Colin Kaepernick continues to be a media lightning rod.
His NOT getting signed by a team has turned into a constant news story. As people search for nefarious reasons for the lack of interest from NFL teams, Kaepernick’s middle-of-the-road (at best) performance is overlooked.
Seattle councilwoman Kshama Sawant has already thrown her support behind Kaepernick in the form of a letter to Seahawks top brass. But his latest source of approval is coming from a surprising outfit.
Now Kaepernick is gaining an endorsement from parolees.
A New York-based organization that works with parolees trying to get back into the workforce has organized a show of solidarity for free-agent quarterback Colin Kaepernick, which will take place on May 24 at 5 p.m. ET at NFL headquarters in New York.

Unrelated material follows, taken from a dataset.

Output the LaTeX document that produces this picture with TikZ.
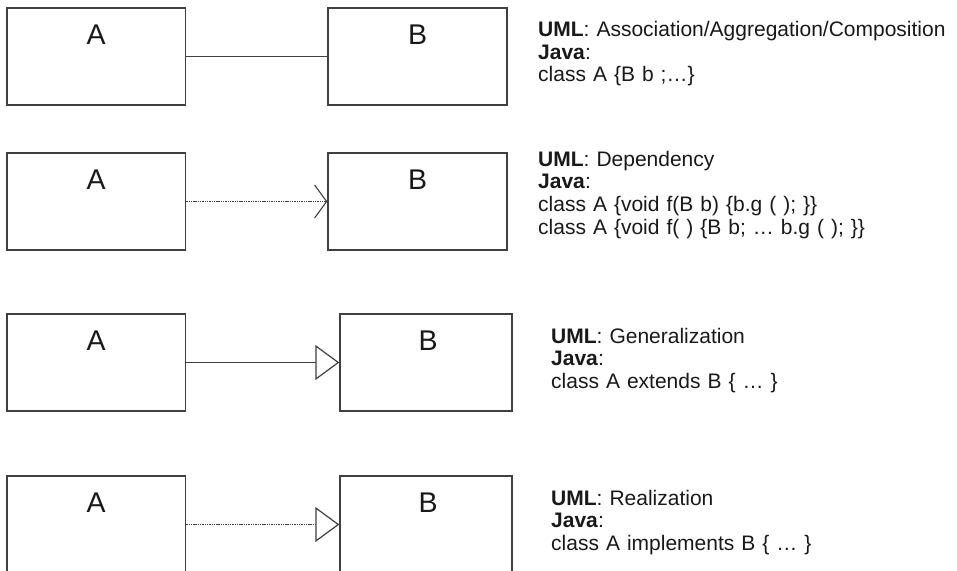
\documentclass[tikz,border=0pt]{standalone}
\usepackage{fontspec}
\setmainfont{Liberation Sans}
\usetikzlibrary{arrows.meta}
\tikzset{
  cls/.style={draw=black!75, line width=1.4pt, fill=white, inner sep=0pt, minimum height=97pt},
  lbl/.style={anchor=base, inner sep=0pt, font=\fontsize{28.5}{31}\selectfont, text=black!90},
  info/.style={anchor=base west, inner sep=0pt, text width=420pt, align=left, font=\fontsize{21}{22.7}\selectfont, text=black!90},
  conn/.style={draw=black!75, line width=1.4pt},
  dotline/.style={line width=1.3pt, dash pattern=on 1.4pt off 0.9pt},
  dep/.style={-{Straight Barb[length=12pt,width=33pt,line width=1.1pt]}},
  gen/.style={-{Triangle[open,length=24pt,width=35pt,line width=1.2pt,fill=white]}}
}
\begin{document}
\begin{tikzpicture}[x=1pt,y=-1pt]
\clip (0,0) rectangle (957,570);
\fill[white] (0,0) rectangle (957,570);
% row 1
\node[cls, minimum width=178.5pt] (a1) at (96.25,56.5) {};
\node[cls, minimum width=179pt] (b1) at (417.5,56.5) {};
\node[lbl] (a1t) at (96.25,44) {A};
\node[lbl] (b1t) at (417.5,44) {B};
\draw[conn] (a1.east) -- (b1.west);
\node[info] (t1) at (538,36.5) {\textbf{UML}: Association/Aggregation/Composition\\\textbf{Java}:\\class A \{B b ;\ldots\}};
% row 2
\node[cls, minimum width=178.5pt] (a2) at (96.25,201.5) {};
\node[cls, minimum width=179pt] (b2) at (417.5,201.5) {};
\node[lbl] (a2t) at (96.25,189.5) {A};
\node[lbl] (b2t) at (417.5,189.5) {B};
\draw[conn, dotline, dep] (a2.east) -- (b2.west);
\node[info] (t2) at (538,166) {\textbf{UML}: Dependency\\\textbf{Java}:\\class A \{void f(B b) \{b.g ( ); \}\}\\class A \{void f( ) \{B b; \ldots\ b.g ( ); \}\}};
% row 3
\node[cls, minimum width=178.5pt] (a3) at (96.25,362.5) {};
\node[cls, minimum width=172pt] (b3) at (426,362.5) {};
\node[lbl] (a3t) at (96.25,350) {A};
\node[lbl] (b3t) at (428,350) {B};
\draw[conn, gen] (a3.east) -- (b3.west);
\node[info] (t3) at (551,343) {\textbf{UML}: Generalization\\\textbf{Java}:\\class A extends B \{ \ldots\ \}};
% row 4
\node[cls, minimum width=178.5pt] (a4) at (96.25,524.5) {};
\node[cls, minimum width=172pt] (b4) at (426,524.5) {};
\node[lbl] (a4t) at (96.25,512) {A};
\node[lbl] (b4t) at (428,512) {B};
\draw[conn, dotline, gen] (a4.east) -- (b4.west);
\node[info] (t4) at (551,505) {\textbf{UML}: Realization\\\textbf{Java}:\\class A implements B \{ \ldots\ \}};
\end{tikzpicture}
\end{document}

Kevin Livingston, the president of 100 Suits for 100 Men — the nonprofit Kaepernick recently donated about 50 suits to in order to help parolees on job interviews — organized the movement after meeting Kaepernick last month.
“He stood up for us. It’s only right that he took our issues in our communities and brought it to a national level and sacrificed salary and being ostracized by the NFL,” Livingston told ESPN on Monday. “It was only right that we stand up for him. I started this, literally, when he came to my office — I was moved. I work with parolees. People usually want to ostracize this particular population. Me working with him on the front lines and him coming to my office, this is not the first time I’ve worked with him.

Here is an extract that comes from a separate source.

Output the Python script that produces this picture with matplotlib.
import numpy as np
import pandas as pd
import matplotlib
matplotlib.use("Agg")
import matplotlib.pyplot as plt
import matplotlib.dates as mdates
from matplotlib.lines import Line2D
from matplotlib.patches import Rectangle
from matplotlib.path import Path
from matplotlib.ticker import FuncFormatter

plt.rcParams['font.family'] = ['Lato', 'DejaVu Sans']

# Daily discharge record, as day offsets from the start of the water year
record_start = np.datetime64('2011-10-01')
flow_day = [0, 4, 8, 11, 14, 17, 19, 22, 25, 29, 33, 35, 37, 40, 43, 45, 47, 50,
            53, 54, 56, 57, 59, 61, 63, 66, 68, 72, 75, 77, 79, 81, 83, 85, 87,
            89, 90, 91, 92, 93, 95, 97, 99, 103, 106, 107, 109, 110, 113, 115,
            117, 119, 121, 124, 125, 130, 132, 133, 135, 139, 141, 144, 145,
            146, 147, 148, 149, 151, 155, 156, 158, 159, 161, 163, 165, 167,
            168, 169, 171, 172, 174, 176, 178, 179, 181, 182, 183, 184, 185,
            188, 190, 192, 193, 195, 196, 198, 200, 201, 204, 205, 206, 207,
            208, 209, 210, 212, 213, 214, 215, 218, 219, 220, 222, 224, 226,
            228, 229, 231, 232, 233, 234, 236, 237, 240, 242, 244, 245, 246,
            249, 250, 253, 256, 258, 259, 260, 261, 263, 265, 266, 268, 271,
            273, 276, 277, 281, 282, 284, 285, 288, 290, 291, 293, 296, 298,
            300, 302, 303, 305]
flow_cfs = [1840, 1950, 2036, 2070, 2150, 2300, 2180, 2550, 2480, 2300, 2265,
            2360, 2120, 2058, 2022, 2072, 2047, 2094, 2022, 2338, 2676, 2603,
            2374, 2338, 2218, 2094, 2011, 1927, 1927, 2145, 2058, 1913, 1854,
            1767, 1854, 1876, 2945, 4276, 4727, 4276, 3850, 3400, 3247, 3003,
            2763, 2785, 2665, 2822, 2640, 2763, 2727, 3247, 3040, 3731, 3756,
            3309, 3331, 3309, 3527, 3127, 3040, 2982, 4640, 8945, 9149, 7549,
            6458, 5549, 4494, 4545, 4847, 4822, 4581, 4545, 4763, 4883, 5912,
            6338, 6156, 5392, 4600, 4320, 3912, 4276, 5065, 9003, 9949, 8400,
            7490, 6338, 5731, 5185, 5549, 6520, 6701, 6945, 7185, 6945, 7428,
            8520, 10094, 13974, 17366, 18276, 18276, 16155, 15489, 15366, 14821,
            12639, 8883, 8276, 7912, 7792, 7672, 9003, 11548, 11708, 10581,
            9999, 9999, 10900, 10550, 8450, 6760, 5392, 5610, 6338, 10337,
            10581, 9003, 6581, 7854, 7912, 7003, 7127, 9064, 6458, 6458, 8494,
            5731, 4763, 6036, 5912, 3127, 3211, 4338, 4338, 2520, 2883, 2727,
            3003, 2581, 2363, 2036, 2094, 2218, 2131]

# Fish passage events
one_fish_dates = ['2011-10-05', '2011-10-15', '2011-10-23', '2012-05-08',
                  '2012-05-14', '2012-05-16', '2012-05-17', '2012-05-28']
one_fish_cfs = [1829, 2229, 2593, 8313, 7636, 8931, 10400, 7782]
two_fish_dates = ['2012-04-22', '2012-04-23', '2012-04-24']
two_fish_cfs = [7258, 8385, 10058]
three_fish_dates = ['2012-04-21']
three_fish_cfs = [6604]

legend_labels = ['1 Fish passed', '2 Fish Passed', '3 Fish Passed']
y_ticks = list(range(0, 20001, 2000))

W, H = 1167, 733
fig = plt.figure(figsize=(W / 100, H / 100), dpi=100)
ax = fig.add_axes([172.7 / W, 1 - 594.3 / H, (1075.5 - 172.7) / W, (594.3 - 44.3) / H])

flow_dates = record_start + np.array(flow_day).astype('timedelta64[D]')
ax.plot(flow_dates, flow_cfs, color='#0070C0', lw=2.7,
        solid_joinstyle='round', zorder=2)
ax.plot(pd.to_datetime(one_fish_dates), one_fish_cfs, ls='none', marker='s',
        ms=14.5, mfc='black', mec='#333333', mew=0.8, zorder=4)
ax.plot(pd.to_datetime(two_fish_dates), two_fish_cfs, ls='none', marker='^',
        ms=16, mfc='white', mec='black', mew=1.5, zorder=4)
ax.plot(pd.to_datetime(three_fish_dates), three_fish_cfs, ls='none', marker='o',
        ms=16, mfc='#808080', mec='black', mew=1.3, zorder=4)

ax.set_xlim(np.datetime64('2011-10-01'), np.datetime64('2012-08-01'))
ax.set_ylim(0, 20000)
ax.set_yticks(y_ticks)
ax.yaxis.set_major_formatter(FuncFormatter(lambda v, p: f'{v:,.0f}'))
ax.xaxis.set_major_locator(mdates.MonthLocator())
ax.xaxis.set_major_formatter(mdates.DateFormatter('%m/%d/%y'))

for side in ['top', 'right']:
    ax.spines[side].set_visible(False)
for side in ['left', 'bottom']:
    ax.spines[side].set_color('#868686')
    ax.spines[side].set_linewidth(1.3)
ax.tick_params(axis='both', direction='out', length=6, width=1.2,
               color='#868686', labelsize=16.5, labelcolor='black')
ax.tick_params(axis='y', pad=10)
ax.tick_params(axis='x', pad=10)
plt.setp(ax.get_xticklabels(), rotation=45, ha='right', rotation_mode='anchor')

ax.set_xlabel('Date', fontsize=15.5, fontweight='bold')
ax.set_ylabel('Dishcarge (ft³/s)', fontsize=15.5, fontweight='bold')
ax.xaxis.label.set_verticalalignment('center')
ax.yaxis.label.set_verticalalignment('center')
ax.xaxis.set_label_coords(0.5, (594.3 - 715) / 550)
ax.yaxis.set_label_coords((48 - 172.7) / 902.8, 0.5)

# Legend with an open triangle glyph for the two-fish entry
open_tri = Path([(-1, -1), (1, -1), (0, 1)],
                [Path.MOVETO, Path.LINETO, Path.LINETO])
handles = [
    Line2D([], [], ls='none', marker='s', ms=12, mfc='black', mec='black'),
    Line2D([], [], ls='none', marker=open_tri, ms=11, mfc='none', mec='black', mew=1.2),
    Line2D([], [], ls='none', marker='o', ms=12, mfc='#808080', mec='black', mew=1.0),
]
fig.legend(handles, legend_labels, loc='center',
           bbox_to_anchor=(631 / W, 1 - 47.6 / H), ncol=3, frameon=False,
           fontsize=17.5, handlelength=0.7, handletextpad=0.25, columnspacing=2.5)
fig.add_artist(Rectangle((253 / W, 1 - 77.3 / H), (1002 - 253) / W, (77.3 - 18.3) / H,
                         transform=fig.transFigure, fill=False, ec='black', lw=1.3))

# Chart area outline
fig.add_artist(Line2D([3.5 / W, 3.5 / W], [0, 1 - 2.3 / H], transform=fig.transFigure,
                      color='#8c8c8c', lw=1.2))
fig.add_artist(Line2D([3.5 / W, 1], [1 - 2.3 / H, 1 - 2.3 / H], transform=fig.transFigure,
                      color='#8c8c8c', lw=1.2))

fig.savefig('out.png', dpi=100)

“So I thought it was only right that I stand up for him.”
Among the scheduled speakers at Wednesday’s events around the country are former NBA player Etan Thomas, New York State Senator James Sanders Jr., rapper Rah Digga and Emerald Garner, a daughter of Eric Garner, whose death in 2014 during a police incident sparked demonstrations against police brutality.
Kaepernick spent the past year speaking out about social issues and police brutality, and he protested prior to San Francisco 49ers games last season by kneeling during the national anthem. Kaepernick is currently a free agent.

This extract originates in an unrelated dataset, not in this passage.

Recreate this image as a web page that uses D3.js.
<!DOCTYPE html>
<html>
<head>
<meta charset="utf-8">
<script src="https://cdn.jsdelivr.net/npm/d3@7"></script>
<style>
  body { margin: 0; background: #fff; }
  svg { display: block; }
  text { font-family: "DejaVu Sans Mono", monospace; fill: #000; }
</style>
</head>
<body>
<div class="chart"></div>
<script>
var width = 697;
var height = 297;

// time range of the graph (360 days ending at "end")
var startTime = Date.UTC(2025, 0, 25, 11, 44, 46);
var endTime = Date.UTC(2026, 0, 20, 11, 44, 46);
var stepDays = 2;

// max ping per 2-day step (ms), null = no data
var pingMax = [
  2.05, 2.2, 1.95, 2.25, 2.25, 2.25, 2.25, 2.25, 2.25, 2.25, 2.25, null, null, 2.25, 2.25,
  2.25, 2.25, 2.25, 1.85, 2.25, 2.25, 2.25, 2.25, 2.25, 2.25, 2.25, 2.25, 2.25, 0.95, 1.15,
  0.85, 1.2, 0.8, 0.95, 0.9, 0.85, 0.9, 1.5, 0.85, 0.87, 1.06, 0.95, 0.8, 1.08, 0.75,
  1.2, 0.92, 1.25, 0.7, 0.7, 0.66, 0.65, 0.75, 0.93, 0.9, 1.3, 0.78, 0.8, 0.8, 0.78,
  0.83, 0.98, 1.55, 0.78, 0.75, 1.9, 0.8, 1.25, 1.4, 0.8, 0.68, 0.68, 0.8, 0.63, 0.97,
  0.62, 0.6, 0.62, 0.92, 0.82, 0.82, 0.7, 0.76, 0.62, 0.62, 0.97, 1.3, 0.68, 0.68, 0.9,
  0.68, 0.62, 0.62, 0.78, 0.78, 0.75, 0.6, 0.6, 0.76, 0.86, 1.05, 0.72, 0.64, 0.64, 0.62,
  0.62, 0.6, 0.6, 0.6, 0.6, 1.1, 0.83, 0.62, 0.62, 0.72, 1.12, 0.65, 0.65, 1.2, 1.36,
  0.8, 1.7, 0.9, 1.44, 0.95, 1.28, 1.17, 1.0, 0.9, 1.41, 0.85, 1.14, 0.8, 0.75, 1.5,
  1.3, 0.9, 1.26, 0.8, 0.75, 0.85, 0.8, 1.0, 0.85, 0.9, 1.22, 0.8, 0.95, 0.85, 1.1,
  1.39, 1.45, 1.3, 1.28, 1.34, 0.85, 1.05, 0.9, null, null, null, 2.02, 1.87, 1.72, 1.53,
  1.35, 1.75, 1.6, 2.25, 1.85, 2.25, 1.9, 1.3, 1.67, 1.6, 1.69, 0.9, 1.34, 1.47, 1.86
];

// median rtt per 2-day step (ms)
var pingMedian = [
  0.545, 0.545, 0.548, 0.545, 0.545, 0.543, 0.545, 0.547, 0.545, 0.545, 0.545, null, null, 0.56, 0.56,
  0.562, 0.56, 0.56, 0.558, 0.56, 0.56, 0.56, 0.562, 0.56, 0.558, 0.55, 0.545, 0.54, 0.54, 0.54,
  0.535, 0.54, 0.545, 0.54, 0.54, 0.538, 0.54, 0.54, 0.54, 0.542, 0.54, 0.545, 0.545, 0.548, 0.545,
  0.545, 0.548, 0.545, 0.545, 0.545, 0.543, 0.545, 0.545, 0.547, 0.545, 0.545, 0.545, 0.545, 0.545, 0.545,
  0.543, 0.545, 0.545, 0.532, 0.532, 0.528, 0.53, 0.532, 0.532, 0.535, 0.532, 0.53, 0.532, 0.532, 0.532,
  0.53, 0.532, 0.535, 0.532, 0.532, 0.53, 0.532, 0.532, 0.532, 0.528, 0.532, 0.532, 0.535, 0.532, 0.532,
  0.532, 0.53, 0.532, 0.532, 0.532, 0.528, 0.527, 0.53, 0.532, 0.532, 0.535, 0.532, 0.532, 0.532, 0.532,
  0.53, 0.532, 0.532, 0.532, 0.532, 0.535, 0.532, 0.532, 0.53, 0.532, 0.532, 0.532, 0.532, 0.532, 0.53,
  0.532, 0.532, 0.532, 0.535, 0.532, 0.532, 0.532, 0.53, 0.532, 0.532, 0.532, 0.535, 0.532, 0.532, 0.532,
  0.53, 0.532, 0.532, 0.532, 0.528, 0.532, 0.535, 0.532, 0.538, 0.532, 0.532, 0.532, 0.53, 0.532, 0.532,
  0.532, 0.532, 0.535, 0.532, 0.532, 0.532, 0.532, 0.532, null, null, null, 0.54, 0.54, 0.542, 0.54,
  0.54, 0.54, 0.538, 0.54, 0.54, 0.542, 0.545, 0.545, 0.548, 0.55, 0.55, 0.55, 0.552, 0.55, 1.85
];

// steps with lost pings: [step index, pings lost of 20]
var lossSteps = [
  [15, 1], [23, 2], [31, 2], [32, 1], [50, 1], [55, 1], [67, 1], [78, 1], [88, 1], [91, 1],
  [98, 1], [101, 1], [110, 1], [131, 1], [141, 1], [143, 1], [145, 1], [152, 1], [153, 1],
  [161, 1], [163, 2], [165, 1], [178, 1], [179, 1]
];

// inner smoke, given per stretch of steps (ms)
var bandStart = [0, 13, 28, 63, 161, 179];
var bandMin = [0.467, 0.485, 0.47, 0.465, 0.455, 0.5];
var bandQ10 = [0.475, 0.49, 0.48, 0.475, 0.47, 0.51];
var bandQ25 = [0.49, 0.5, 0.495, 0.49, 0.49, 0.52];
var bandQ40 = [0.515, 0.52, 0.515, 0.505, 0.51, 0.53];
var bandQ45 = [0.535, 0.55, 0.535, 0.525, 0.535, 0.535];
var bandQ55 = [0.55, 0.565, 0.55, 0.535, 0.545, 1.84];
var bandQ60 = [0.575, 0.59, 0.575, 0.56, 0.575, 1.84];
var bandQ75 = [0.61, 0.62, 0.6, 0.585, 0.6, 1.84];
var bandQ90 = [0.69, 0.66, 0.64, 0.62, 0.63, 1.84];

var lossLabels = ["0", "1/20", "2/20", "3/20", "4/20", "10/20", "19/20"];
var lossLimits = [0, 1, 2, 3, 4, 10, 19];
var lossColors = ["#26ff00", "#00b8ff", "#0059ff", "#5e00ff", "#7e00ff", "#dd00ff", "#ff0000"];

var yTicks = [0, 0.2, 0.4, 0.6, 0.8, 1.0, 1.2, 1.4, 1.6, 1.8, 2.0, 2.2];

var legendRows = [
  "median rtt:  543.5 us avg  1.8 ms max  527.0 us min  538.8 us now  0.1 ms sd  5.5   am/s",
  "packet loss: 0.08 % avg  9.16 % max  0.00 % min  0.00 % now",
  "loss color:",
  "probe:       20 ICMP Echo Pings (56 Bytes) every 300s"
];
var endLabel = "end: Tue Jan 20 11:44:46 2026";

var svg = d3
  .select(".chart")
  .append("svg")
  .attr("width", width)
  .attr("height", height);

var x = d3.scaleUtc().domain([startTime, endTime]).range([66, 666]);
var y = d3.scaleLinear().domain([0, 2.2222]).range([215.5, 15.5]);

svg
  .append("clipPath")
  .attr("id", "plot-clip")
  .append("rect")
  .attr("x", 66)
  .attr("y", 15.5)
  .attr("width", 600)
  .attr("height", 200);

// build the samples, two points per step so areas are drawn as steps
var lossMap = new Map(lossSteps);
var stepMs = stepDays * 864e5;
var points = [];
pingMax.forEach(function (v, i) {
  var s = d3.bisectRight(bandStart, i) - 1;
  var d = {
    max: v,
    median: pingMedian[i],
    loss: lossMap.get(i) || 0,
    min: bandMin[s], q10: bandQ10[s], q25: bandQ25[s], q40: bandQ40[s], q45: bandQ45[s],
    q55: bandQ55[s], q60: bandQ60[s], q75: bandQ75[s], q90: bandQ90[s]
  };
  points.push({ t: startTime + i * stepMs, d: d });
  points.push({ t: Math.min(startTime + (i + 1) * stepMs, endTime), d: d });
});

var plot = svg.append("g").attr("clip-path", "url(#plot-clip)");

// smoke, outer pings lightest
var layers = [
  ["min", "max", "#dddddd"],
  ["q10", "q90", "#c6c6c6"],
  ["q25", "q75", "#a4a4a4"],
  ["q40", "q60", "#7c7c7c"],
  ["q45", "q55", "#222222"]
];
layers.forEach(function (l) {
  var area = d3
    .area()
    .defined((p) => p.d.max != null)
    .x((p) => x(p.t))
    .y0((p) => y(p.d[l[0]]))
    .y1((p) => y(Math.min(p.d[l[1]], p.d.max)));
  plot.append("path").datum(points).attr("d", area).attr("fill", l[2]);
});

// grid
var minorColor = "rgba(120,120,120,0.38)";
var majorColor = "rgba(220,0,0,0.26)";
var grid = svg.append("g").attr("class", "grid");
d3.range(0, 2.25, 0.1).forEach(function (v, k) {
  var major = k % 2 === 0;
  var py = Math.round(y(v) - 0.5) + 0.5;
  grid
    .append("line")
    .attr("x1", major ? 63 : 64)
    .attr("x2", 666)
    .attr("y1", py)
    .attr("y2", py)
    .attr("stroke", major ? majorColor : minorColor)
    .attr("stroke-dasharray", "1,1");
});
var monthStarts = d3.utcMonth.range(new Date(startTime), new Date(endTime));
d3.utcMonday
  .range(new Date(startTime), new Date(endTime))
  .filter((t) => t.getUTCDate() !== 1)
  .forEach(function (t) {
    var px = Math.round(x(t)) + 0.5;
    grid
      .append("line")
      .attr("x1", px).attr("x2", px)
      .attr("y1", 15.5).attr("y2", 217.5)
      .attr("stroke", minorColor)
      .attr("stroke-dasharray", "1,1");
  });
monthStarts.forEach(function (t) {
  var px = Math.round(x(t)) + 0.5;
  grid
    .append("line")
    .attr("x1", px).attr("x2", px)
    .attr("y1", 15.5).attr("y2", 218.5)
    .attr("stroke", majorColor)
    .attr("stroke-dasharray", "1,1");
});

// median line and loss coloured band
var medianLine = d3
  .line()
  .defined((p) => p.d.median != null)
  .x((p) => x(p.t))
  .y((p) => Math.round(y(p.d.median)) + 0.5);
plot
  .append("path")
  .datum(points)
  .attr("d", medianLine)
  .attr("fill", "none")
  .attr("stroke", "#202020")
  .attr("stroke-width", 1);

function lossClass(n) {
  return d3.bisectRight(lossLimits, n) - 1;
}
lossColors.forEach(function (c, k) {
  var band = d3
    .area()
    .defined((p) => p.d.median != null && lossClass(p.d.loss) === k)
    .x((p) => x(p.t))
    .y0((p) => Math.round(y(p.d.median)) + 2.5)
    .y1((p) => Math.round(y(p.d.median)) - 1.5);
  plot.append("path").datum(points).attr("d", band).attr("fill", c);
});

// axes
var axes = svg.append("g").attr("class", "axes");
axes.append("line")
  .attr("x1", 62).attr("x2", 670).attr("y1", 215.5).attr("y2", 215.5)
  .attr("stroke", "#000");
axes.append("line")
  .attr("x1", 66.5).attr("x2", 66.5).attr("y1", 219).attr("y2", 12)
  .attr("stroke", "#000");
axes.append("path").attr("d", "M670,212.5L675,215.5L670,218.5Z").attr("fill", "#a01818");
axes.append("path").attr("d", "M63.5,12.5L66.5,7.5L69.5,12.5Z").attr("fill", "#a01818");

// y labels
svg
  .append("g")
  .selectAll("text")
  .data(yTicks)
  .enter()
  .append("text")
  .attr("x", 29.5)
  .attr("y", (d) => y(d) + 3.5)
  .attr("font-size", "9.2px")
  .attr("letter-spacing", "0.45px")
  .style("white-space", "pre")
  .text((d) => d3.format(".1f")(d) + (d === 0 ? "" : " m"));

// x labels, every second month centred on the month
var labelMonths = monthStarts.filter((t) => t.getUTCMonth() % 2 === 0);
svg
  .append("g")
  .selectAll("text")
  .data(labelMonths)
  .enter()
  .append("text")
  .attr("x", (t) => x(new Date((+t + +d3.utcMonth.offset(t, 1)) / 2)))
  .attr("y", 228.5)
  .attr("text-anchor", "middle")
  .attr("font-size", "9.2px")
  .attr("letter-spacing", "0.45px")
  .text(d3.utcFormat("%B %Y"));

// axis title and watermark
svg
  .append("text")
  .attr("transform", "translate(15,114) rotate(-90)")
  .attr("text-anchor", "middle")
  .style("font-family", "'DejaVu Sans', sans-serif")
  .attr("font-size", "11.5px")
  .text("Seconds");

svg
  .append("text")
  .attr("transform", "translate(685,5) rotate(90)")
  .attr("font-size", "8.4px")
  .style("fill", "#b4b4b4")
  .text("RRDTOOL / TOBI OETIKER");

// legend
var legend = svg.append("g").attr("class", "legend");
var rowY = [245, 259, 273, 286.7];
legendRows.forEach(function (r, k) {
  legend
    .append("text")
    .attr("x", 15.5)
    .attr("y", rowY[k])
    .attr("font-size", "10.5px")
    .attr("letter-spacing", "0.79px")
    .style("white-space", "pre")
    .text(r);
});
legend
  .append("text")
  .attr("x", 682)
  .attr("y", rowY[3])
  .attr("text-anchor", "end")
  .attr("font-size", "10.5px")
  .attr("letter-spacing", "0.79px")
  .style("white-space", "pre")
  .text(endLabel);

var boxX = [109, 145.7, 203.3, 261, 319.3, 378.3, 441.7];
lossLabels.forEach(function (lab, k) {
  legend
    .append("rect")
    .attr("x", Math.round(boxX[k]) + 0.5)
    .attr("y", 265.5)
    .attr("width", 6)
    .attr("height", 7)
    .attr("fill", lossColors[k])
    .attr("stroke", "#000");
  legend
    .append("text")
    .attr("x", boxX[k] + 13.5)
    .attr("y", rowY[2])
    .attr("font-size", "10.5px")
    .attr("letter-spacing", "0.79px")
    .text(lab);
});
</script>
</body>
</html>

“We’re not protesting. This is not anti-NFL. This is not going against the police,” said Livingston, who is expecting about 40 supporters at NFL headquarters. “What we’re doing exactly is we’re showing solidarity to the league on behalf of Colin Kaepernick. This is nothing planned by him. This is all me.
“But I have to say, Colin Kaepernick really moved me when he did that for our community. And so … the reason why I chose [NFL headquarters] is the league needs to see that Colin is being supported. And that we’re buying consumers and that our dollars matter and I don’t think it’s fair the way he’s being treated by the league. I just want to make that very clear.”
Other gatherings Wednesday will be elsewhere in New York (Brooklyn, Harlem); Las Vegas; Milwaukee; Orlando, Florida; Chicago; Houston; Washington, D.C.; Miami; Detroit; Providence, Rhode Island; Columbus, Ohio; Charleston, South Carolina; and Lewiston, Maine.
Never has a mediocre player garnered this much attention. If football doesn’t work out for Kaepernick, he already has a proper foundation to transition into left-wing politics.
Kaepernick has protested the National Anthem, worn socks depicting cops as “pigs”, worn a shirt featuring Fidel Castro, and received support from a socialist politician.
As this rate, Kaepernick certainly seems to be more successful as an activist than a quarterback.